MSF fundraising team showcases MSF’s work & raises funds during National Arts Festival in Grahamstown

A group of MSF fundraisers will give residents of Grahamstown a snapshot of our medical humanitarian action when they host an exhibition on the health needs of people forced to flee in displacement camps. This exhibition is part of the annual MSF Southern Africa fundraising tour coming to Grahamstown from 5 to 11 July.

The exhibition – a part of the fundraising team’s three week tour of three Eastern Cape cities – will be held at the Village Green in Grahamstown between 5 to 9 July during the National Arts Festival.

The display depicts the physical aspects of a refugee camp, which helps residents and festival goers understand the experiences and challenges of people forced to flee their homes to seek protection and refuge across borders in the wake of armed conflicts and unliveable conditions.  

With this exhibition we want to give people an opportunity to see and understand the reality of people who flee war and conflict, what their health needs are and the efforts of our fieldworkers worldwide to provide life-saving emergency medical care. Having MSF supporters touch or even taste the very tools we use in actual refugee camps enables them to experience some aspects of our work first-hand,” explains Kelly Barlow, MSF Southern Africa’s fundraising travel teams co-ordinator.

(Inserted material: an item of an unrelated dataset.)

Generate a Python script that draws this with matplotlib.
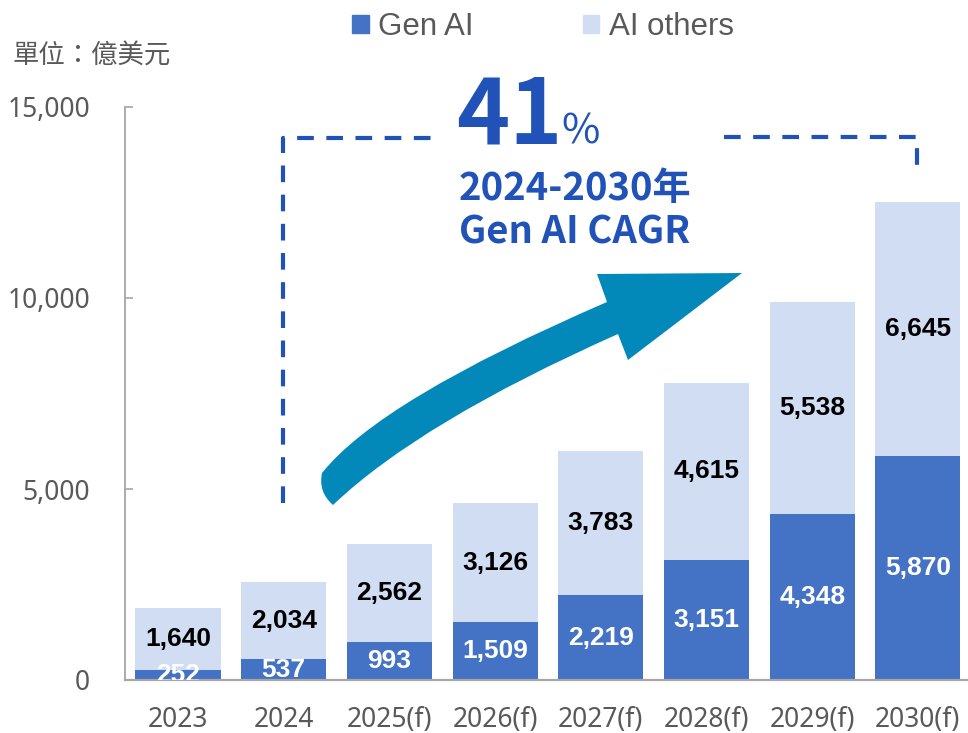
import numpy as np
import matplotlib
matplotlib.use("Agg")
import matplotlib.pyplot as plt
from matplotlib.path import Path
from matplotlib.patches import PathPatch, Patch

years = ['2023', '2024', '2025(f)', '2026(f)', '2027(f)', '2028(f)', '2029(f)', '2030(f)']
gen_ai = [252, 537, 993, 1509, 2219, 3151, 4348, 5870]
ai_others = [1640, 2034, 2562, 3126, 3783, 4615, 5538, 6645]

c_gen = '#4472C4'
c_oth = '#D0DDF2'
c_txt = '#595959'
c_blue = '#2052B8'
c_arrow = '#0388BA'

W, H = 968, 733
fig = plt.figure(figsize=(W / 100, H / 100), dpi=100)
ax = fig.add_axes([125 / W, (H - 680) / H, (W - 125) / W, 573 / H])

x = np.arange(len(years))
ax.bar(x, gen_ai, width=0.805, color=c_gen, zorder=2)
ax.bar(x, ai_others, width=0.805, bottom=gen_ai, color=c_oth, zorder=2)

for i in range(len(years)):
    ax.text(x[i], gen_ai[i] / 2, f"{gen_ai[i]:,}", ha='center', va='center',
            color='white', fontsize=19, fontweight='bold', family='Liberation Sans',
            clip_on=True, zorder=3)
    ax.text(x[i], gen_ai[i] + ai_others[i] / 2, f"{ai_others[i]:,}", ha='center', va='center',
            color='black', fontsize=19, fontweight='bold', family='Liberation Sans', zorder=3)

ax.set_xlim(-0.501, 7.474)
ax.set_ylim(0, 15000)
ax.set_yticks([0, 5000, 10000, 15000])
ax.set_yticklabels([f"{v:,}" for v in [0, 5000, 10000, 15000]])
ax.set_xticks(x)
ax.set_xticklabels(years)
for s in ['top', 'right']:
    ax.spines[s].set_visible(False)
ax.spines['left'].set_color('#A6A6A6')
ax.spines['left'].set_linewidth(1.3)
ax.spines['bottom'].set_color('#A6A6A6')
ax.spines['bottom'].set_linewidth(1.6)
ax.tick_params(axis='y', direction='in', length=6, width=1.2, color='#A6A6A6',
               pad=25, labelsize=19, labelcolor=c_txt)
ax.tick_params(axis='x', length=0, pad=19, labelsize=19, labelcolor=c_txt)
for lab in ax.get_xticklabels() + ax.get_yticklabels():
    lab.set_family('Noto Sans')

handles = [Patch(color=c_gen, label='Gen AI'), Patch(color=c_oth, label='AI others')]
fig.legend(handles=handles, loc='center', bbox_to_anchor=(543 / W, 1 - 27 / H), ncol=2,
           frameon=False, handlelength=0.52, handleheight=0.52, handletextpad=0.3,
           columnspacing=3.5, prop={'family': 'Liberation Sans', 'size': 22.5},
           labelcolor=c_txt)

# overlay in pixel coordinates for annotations
ov = fig.add_axes([0, 0, 1, 1], facecolor='none')
ov.set_xlim(0, W)
ov.set_ylim(H, 0)
ov.axis('off')

ov.text(12, 56, '單位：億美元', ha='left', va='center', fontsize=19,
        family='Noto Sans CJK TC', color=c_txt)

# dashed bracket
dash = dict(color=c_blue, lw=3, linestyle=(0, (4, 3)), solid_capstyle='butt')
ov.plot([283, 283, 441], [503, 138, 138], **dash)
ov.plot([724, 917, 917], [137, 137, 175], **dash)

ov.text(456, 143, '41', ha='left', va='baseline', fontsize=65, fontweight='bold',
        family='Noto Sans CJK TC', color=c_blue)
ov.text(561, 143, '%', ha='left', va='baseline', fontsize=30,
        family='Noto Sans CJK TC', color=c_blue)
ov.text(459, 200, '2024-2030年', ha='left', va='baseline', fontsize=27.5, fontweight='bold',
        family='Noto Sans CJK TC', color=c_blue)
ov.text(459, 243, 'Gen AI CAGR', ha='left', va='baseline', fontsize=27.5, fontweight='bold',
        family='Noto Sans CJK TC', color=c_blue)

# curved arrow
verts = [(322, 473), (380, 400), (607, 302), (597, 274), (742, 273), (628, 360),
         (618, 334), (420, 422), (333, 505), (318, 492), (322, 473)]
codes = [Path.MOVETO, Path.CURVE3, Path.CURVE3, Path.LINETO, Path.LINETO, Path.LINETO,
         Path.LINETO, Path.CURVE3, Path.CURVE3, Path.CURVE3, Path.CURVE3]
ov.add_patch(PathPatch(Path(verts, codes), facecolor=c_arrow, edgecolor='none'))

fig.savefig('out.png', dpi=100)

Shoppers and art lovers alike will get a chance to interact with MSF’s fundraisers at Peppergrove Mall, Checkers and at Village Green for the duration of the National Arts Festival. These MSF representatives will provide information about the international medical humanitarian organisation’s work globally and in South Africa including our HIV and TB projects in Eshowe in KwaZulu-Natal, Khayelitsha in the Western Cape as well as recently opened project in Rustenburg which treats survivors of sexual violence.

During the National Arts Festival, MSF Southern Africa staff will also feature at the annual Think! Fest program (a series of lectures, forums, seminars and debates).  Fieldworker Emily Venables and Sharon Ekambaram will speak about our search and rescue operations in the Mediterranean Sea, the rise of conflict-related displacement from Syria, Nigeria, Central African Republic and South Sudan – and the impact of increasingly inhumane European policies aimed at shunning refugees.